*WHAT THE EXERCISE ASKS:*
Up to and including the line containing "import plotly.graph_objects as go", please reproduce the lines of the listing below, starting from the top.

*DATASET EXTRACT:*

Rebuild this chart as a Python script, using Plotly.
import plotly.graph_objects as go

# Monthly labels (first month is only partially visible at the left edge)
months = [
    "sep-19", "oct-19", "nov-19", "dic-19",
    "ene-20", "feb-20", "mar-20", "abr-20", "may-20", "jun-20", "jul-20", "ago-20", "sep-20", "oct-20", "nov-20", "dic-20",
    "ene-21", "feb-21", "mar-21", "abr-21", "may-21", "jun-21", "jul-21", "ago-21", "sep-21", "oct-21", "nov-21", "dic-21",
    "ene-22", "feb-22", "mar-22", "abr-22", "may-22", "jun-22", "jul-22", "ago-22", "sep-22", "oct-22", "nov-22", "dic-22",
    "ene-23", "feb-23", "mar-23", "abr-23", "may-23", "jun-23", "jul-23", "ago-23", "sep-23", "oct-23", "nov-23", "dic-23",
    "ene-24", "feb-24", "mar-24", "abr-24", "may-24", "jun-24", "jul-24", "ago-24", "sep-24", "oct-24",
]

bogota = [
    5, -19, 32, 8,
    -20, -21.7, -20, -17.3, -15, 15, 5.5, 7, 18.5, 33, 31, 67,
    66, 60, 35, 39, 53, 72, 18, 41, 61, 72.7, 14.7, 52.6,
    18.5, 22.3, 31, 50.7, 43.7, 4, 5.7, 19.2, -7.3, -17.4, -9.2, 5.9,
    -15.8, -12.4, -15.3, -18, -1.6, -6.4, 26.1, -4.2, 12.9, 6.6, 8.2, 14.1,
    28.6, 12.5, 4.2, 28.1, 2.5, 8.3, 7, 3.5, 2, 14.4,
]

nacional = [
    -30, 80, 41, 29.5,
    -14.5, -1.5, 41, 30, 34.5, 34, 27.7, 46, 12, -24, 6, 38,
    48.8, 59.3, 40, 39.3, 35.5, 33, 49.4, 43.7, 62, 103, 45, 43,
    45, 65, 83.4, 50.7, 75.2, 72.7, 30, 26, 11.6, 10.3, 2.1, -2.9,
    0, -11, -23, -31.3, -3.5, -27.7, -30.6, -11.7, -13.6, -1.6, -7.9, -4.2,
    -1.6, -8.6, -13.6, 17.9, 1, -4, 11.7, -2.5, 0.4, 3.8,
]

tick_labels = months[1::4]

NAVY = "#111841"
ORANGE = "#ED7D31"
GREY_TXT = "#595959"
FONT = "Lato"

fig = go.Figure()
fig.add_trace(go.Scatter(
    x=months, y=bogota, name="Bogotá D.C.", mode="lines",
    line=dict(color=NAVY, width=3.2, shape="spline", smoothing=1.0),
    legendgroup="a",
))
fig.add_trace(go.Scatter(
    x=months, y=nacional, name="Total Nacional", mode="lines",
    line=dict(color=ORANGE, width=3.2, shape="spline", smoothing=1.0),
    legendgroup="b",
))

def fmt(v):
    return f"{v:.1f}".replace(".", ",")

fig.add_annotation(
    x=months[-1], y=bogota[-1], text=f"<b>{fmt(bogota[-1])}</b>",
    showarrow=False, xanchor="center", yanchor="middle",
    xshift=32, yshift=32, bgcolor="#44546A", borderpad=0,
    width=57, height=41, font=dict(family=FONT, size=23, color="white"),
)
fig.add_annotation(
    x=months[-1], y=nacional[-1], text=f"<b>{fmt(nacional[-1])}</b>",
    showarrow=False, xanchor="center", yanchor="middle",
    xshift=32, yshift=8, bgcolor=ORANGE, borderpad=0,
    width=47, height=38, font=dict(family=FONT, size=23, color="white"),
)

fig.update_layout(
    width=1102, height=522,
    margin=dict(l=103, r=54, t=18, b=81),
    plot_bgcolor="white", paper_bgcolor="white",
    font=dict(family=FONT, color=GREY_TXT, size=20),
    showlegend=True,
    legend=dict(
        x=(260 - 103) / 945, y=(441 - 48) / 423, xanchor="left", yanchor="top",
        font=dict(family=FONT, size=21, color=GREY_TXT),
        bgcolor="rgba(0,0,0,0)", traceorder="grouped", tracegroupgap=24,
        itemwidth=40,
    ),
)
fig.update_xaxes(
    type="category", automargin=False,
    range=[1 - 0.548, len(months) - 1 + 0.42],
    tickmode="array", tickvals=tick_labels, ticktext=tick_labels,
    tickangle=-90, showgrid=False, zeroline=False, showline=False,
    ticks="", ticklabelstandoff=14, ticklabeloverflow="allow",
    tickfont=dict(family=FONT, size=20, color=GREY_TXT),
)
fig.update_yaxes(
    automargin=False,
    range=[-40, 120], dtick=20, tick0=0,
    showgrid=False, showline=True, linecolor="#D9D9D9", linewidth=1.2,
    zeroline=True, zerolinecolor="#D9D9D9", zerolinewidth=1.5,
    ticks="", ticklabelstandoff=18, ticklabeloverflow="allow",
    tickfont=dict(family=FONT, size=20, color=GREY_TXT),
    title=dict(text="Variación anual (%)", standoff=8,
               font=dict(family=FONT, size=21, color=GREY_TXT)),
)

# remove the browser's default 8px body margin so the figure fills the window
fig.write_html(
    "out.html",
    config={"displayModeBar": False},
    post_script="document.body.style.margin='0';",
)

*OUTPUT FOR THIS EXERCISE:*
Rebuild this chart as a Python script, using Plotly.
import plotly.graph_objects as go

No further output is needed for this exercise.